## Challenge:
Write out the full listing again, exactly as it stands.

#####

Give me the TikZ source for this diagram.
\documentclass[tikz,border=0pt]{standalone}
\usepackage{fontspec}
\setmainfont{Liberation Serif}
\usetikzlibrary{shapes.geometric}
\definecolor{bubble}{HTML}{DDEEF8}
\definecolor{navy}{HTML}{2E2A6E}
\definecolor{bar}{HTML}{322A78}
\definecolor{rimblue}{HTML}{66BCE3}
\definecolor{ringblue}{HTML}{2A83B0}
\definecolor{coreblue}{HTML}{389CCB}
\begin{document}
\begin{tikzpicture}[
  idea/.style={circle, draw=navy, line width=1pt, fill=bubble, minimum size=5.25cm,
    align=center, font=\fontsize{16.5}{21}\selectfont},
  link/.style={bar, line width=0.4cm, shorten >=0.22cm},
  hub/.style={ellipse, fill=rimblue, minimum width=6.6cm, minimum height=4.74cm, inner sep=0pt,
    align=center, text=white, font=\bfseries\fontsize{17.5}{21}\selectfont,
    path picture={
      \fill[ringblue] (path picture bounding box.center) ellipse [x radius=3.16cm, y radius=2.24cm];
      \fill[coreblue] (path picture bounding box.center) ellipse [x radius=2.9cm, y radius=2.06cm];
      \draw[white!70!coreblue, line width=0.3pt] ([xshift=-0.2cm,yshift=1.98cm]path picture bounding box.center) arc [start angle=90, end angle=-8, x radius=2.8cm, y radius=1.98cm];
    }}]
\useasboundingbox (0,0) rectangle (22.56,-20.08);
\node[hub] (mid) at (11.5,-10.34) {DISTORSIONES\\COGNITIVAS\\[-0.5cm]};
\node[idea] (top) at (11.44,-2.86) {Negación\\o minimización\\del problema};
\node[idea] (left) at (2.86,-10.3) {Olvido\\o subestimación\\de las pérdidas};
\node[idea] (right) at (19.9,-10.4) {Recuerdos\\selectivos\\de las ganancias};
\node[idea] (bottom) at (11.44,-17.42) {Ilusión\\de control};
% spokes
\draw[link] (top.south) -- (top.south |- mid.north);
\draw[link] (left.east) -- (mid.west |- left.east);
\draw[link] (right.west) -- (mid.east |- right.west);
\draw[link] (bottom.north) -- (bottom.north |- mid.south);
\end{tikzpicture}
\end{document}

#####

## Worked answer:
Give me the TikZ source for this diagram.
\documentclass[tikz,border=0pt]{standalone}
\usepackage{fontspec}
\setmainfont{Liberation Serif}
\usetikzlibrary{shapes.geometric}
\definecolor{bubble}{HTML}{DDEEF8}
\definecolor{navy}{HTML}{2E2A6E}
\definecolor{bar}{HTML}{322A78}
\definecolor{rimblue}{HTML}{66BCE3}
\definecolor{ringblue}{HTML}{2A83B0}
\definecolor{coreblue}{HTML}{389CCB}
\begin{document}
\begin{tikzpicture}[
  idea/.style={circle, draw=navy, line width=1pt, fill=bubble, minimum size=5.25cm,
    align=center, font=\fontsize{16.5}{21}\selectfont},
  link/.style={bar, line width=0.4cm, shorten >=0.22cm},
  hub/.style={ellipse, fill=rimblue, minimum width=6.6cm, minimum height=4.74cm, inner sep=0pt,
    align=center, text=white, font=\bfseries\fontsize{17.5}{21}\selectfont,
    path picture={
      \fill[ringblue] (path picture bounding box.center) ellipse [x radius=3.16cm, y radius=2.24cm];
      \fill[coreblue] (path picture bounding box.center) ellipse [x radius=2.9cm, y radius=2.06cm];
      \draw[white!70!coreblue, line width=0.3pt] ([xshift=-0.2cm,yshift=1.98cm]path picture bounding box.center) arc [start angle=90, end angle=-8, x radius=2.8cm, y radius=1.98cm];
    }}]
\useasboundingbox (0,0) rectangle (22.56,-20.08);
\node[hub] (mid) at (11.5,-10.34) {DISTORSIONES\\COGNITIVAS\\[-0.5cm]};
\node[idea] (top) at (11.44,-2.86) {Negación\\o minimización\\del problema};
\node[idea] (left) at (2.86,-10.3) {Olvido\\o subestimación\\de las pérdidas};
\node[idea] (right) at (19.9,-10.4) {Recuerdos\\selectivos\\de las ganancias};
\node[idea] (bottom) at (11.44,-17.42) {Ilusión\\de control};
% spokes
\draw[link] (top.south) -- (top.south |- mid.north);
\draw[link] (left.east) -- (mid.west |- left.east);
\draw[link] (right.west) -- (mid.east |- right.west);
\draw[link] (bottom.north) -- (bottom.north |- mid.south);
\end{tikzpicture}
\end{document}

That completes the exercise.